Virginia Wallut, Director of Real Estate Research and Sustainable Investment, La Française Real Estate Managers.
In the first half of 2024, the European commercial real estate market showed signs of recovery, with an increase in investment volume year-on-year. The recovery commenced amid expectations that the ECB would gradually loosen monetary policy.
In June, the ECB made its first rate cut since September 2019, reducing its key interest rates by 25 basis points. This marks a turning point in monetary policy and fuels the prospects for recovery in the real estate sector.

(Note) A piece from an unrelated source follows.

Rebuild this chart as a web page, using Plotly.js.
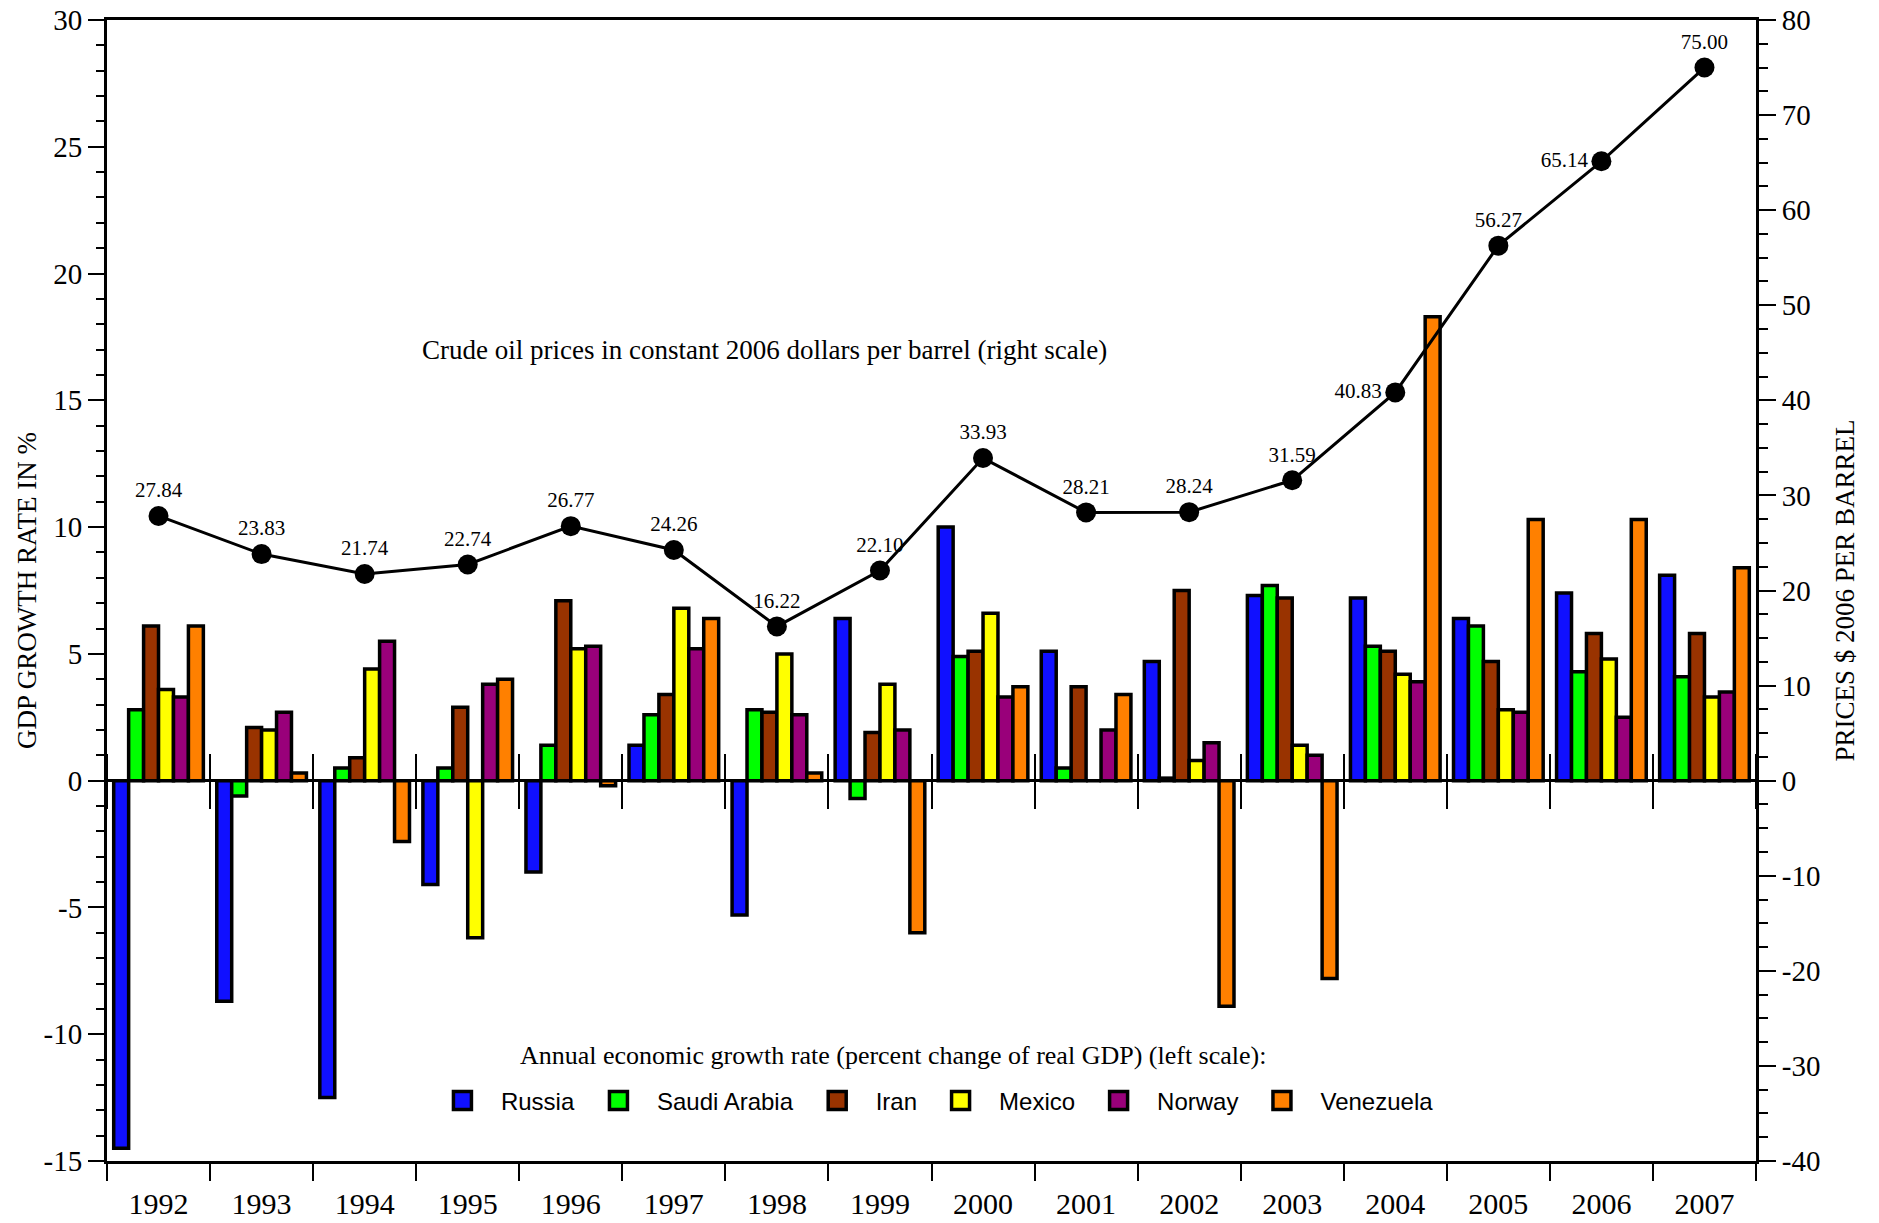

Contrasting patterns of recovery across Europe
Other than France, where the real estate market is in limbo due to the political context and its impact on French sovereign yields, the volume of European commercial real estate investment was up 11% year-on-year in the first half of 2024. Though below its ten-year average, the increase in volume nevertheless marks a major change in the direction of real estate markets across Europe. For example, countries that corrected sharply in 2023 such as BeNeLux, Germany and the United Kingdom posted increases in investment volume of 73%, 23% and 9% respectively, while France was down 25% over the same period.
All asset classes registered an increase in investment volume in the first half of 2024: tourism (+62%), logistics (+7%), healthcare (+4%) and offices and retail (with +1% respectively). However, “core” and diversification assets (logistics, healthcare, tourism and managed residential) remain the most sought after.